> [Do this]
Copy every line of the listing that holds the string "chart".

> [Excerpted data]

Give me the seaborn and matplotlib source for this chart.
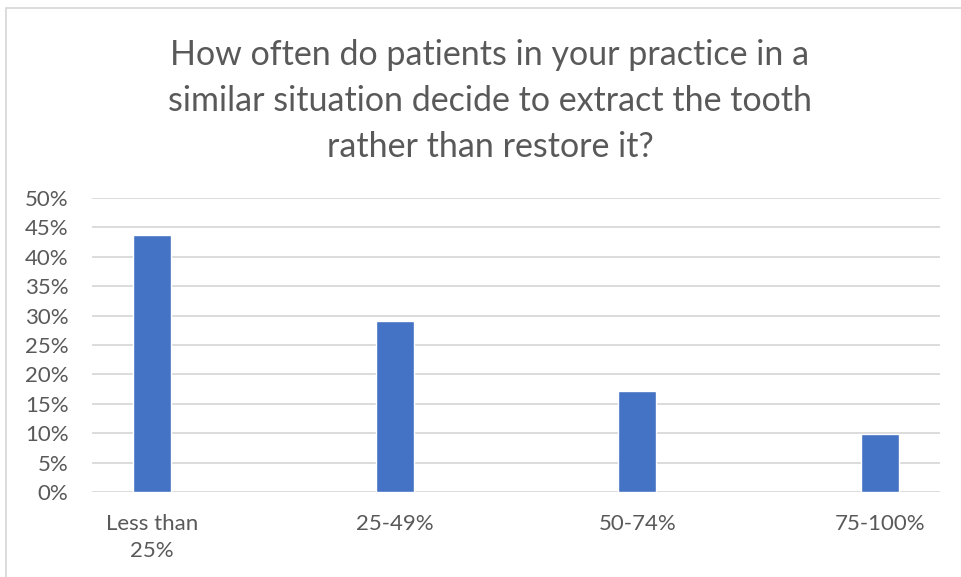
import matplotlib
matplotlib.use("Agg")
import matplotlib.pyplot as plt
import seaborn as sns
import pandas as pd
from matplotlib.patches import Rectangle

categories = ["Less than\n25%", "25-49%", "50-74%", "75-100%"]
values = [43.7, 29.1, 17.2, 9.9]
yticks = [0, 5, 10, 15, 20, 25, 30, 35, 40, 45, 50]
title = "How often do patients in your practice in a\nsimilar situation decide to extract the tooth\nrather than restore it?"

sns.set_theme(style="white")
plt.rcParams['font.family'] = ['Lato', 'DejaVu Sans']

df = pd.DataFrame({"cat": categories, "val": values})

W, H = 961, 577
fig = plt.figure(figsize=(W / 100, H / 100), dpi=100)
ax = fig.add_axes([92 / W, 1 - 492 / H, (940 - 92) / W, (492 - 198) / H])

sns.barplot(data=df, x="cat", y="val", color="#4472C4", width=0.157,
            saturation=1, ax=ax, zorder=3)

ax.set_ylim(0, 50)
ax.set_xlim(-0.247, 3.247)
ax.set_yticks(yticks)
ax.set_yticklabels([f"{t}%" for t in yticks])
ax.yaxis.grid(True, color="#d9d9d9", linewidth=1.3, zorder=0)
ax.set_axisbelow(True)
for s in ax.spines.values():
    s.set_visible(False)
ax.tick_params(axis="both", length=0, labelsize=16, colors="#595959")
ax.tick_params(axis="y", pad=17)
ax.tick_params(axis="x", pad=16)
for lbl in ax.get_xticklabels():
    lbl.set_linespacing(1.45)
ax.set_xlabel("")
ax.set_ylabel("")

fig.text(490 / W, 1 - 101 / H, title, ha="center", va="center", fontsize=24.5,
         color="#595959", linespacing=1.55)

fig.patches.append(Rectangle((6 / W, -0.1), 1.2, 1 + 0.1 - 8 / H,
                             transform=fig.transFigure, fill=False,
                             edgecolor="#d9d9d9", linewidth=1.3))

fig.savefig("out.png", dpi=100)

---

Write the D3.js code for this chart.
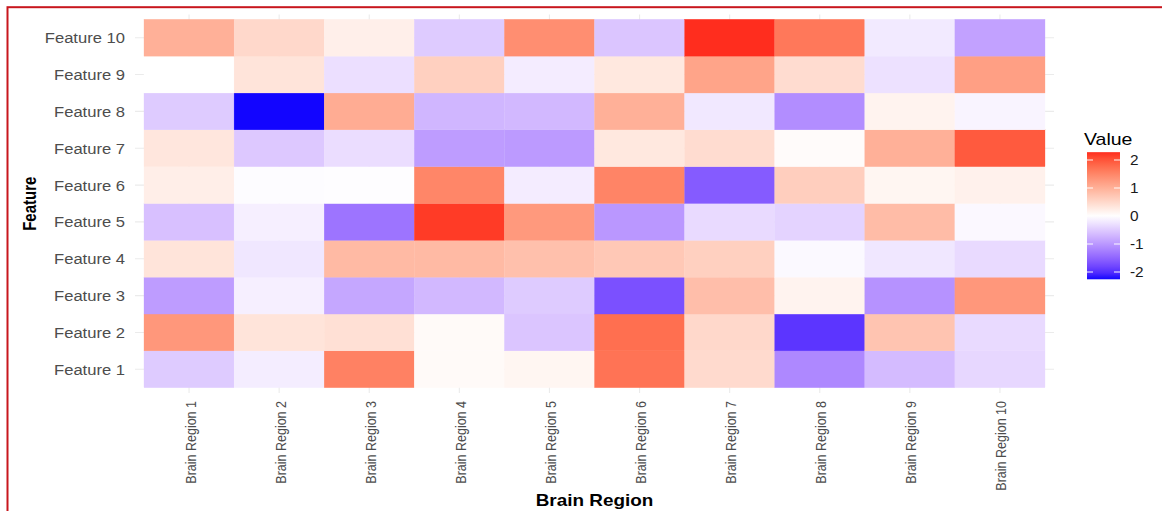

> [Exercise solution]
Give me the seaborn and matplotlib source for this chart.
Write the D3.js code for this chart.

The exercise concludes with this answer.